Because the 1B index devoured almost all the available machines, only a few hundred remained for the incremental team to use. Even if ops could have built them faster, there were no data centers in which to put them. The team struggled on as the last days of May passed and July loomed over the horizon like the Imperial death star.
The final deadline was a week away.
The machines were built, the data centers filled. The crawler had worked. The indexer had worked. The pageranker had worked. Google had identified a billion URLs and now could search them. We had the superior technology. The Yahoo deal proved we had the business smarts to go with it. It was time to take our light from under its bushel and show it to the world.
At 2:59 a.m. on Monday, June 26, 2000, Cindy sat in her office, her fingers poised on the keyboard, waiting to hit Send. On her screen was a press release announcing that Google was now the largest search engine on the planet. A minute later, just in time to feed the gaping morning news maw on the East Coast, the message was on its way. Cindy gave the business and technology editors an hour to digest that tantalizing morsel, then served the pièce de résistance: a brief announcement that Google had signed a contract to replace Inktomi as the search technology provider for Yahoo. It was the biggest accomplishment in our company's short life.
The experts were underwhelmed.
"Analysts agreed that the announcement may have hurt Inktomi's pride," CNET reported, "but they said the implications for its revenues and profitability are mild ... That side of its business is a money loser that has increasingly played second fiddle to its exploding networking-services division. The search market in general, meanwhile, remains a low-margin, commodity business ... Dick Pierce, Inktomi's chief operating officer, said ... losing the portal as a search licensing partner ... will have 'little impact with respect to profitability.'"

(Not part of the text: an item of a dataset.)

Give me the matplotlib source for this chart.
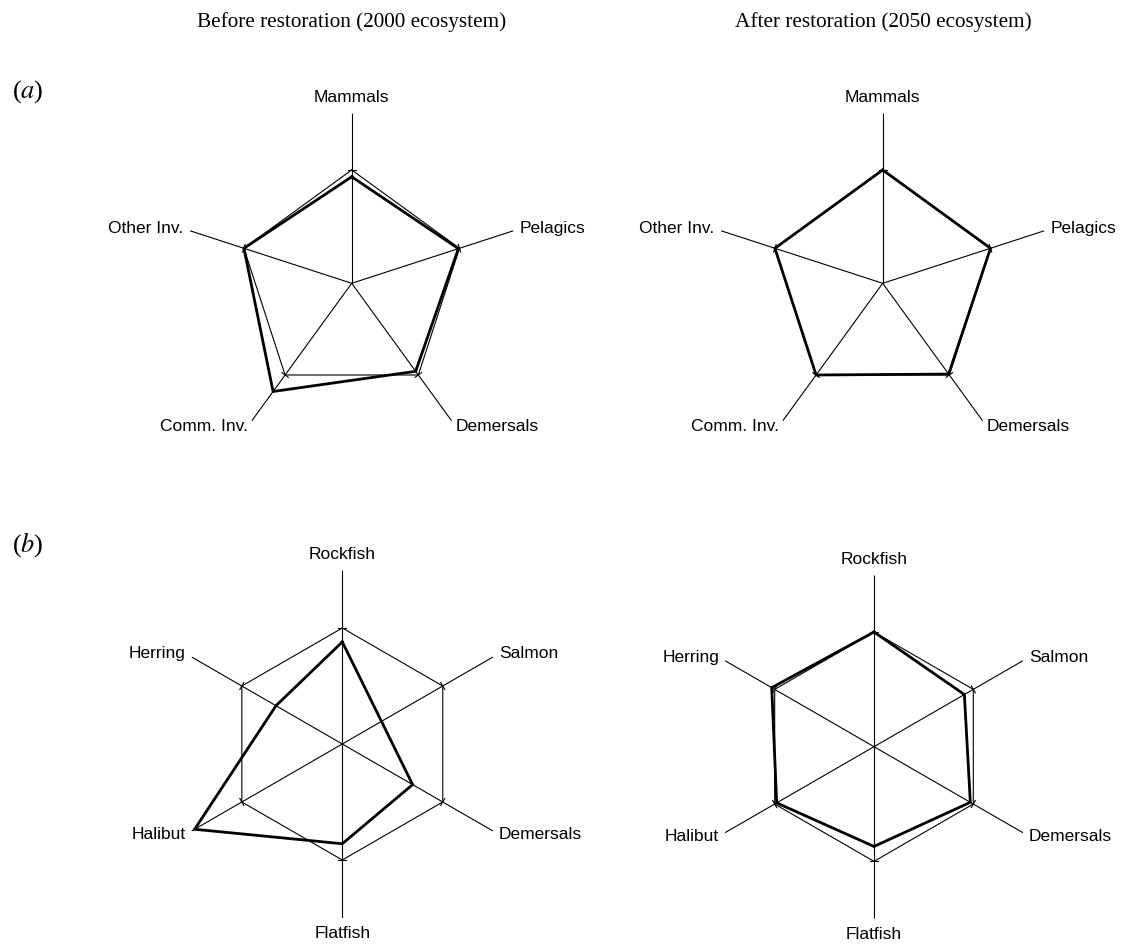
import numpy as np
import matplotlib
matplotlib.use("Agg")
import matplotlib.pyplot as plt

# ---------------- data ----------------
col_titles = ["Before restoration (2000 ecosystem)", "After restoration (2050 ecosystem)"]
panel_tags = ["a", "b"]

groups_a = ["Mammals", "Pelagics", "Demersals", "Comm. Inv.", "Other Inv."]
before_a = [0.94, 0.99, 0.96, 1.18, 1.00]
after_a = [1.00, 1.00, 0.99, 1.00, 1.00]

groups_b = ["Rockfish", "Salmon", "Demersals", "Flatfish", "Halibut", "Herring"]
before_b = [0.88, 0.39, 0.70, 0.86, 1.47, 0.66]
after_b = [1.00, 0.91, 0.97, 0.87, 0.98, 1.03]

reference_level = 1.0
axis_max = 1.5

W, H = 1126, 949
fig = plt.figure(figsize=(W / 100, H / 100), dpi=100)

LABEL_FONT = dict(family="Liberation Sans", size=12.5)


def radar(center_px, radius_px, groups, values):
    cx, cy = center_px
    d = 2 * radius_px
    ax = fig.add_axes([(cx - radius_px) / W, 1 - (cy + radius_px) / H, d / W, d / H],
                      projection="polar")
    ax.set_theta_offset(np.pi / 2)
    ax.set_theta_direction(-1)
    ax.set_ylim(0, axis_max)
    ax.set_axis_off()
    n = len(groups)
    theta = np.arange(n) * 2 * np.pi / n
    # spokes
    for t in theta:
        ax.plot([t, t], [0, axis_max], color="black", lw=0.8, solid_capstyle="butt")
    # reference polygon
    tc = np.append(theta, theta[0])
    ref = np.full(n + 1, reference_level)
    ax.plot(tc, ref, color="black", lw=0.8)
    # small ticks at reference level
    dl = 0.035
    for t in theta:
        ax.plot([t - dl, t + dl], [reference_level / np.cos(dl)] * 2, color="black", lw=0.8)
    # data polygon
    v = np.append(values, values[0])
    ax.plot(tc, v, color="black", lw=2.0, solid_joinstyle="miter")
    # labels
    for t, g in zip(theta, groups):
        ang = np.pi / 2 - t
        c, s = np.cos(ang), np.sin(ang)
        if abs(c) < 1e-6:
            ha = "center"
            va = "bottom" if s > 0 else "top"
            r = axis_max + 0.07
        else:
            ha = "left" if c > 0 else "right"
            va = "center"
            r = axis_max + 0.06
        ax.text(t, r, g, ha=ha, va=va, **LABEL_FONT)
    return ax


radar((351.7, 283.3), 170, groups_a, before_a)
radar((882.7, 283.3), 170, groups_a, after_a)
radar((342.3, 744.0), 174, groups_b, before_b)
radar((874.0, 746.7), 172, groups_b, after_b)

# column titles
plt.rcParams["mathtext.fontset"] = "stix"
fig.text(352 / W, 1 - 22 / H, col_titles[0], ha="center", va="center",
         family="Liberation Serif", size=15.3)
fig.text(883 / W, 1 - 22 / H, col_titles[1], ha="center", va="center",
         family="Liberation Serif", size=15.3)

# panel tags
fig.text(12 / W, 1 - 92 / H, "(" + r"$\mathit{" + panel_tags[0] + "}$" + ")", ha="left", va="center",
         family="Liberation Serif", size=19)
fig.text(12 / W, 1 - 545 / H, "(" + r"$\mathit{" + panel_tags[1] + "}$" + ")", ha="left", va="center",
         family="Liberation Serif", size=19)

fig.savefig("out.png", dpi=100, facecolor="white")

Wall Street didn't buy the expert view. In fact, it sold heavily. By the end of the day, Inktomi's share price had fallen eighteen percent. This despite the fact that Yahoo had thrown Inktomi a bone, naming them a "corporate search" partner for an initiative launched the same day—because everyone knew the real money in search was on the corporate side.
With impeccable timing, I had planned my first vacation to coincide with the most momentous week in Google's history. Sunday night I had trouble falling asleep in our Lake Tahoe hotel, and on Monday I was up early flipping through the cable channels looking for news about the blockbuster Yahoogle deal as my family snuggled under their blankets. Much to my surprise, it wasn't the lead story on any of the major networks and, unbelievably, it didn't make headlines in the Tuesday papers. The
San Francisco Chronicle
had a brief mention in the business section and the
Mercury News
had slightly more, yet even that thin coverage signified that things had changed. Up to that point, the mainstream media had portrayed Google as another quirky startup and California cultural oddity, with an emphasis on the wacky ways of western entrepreneurs. Now, however, Google was a business-section item, suggesting that the company should be taken seriously as a corporate entity.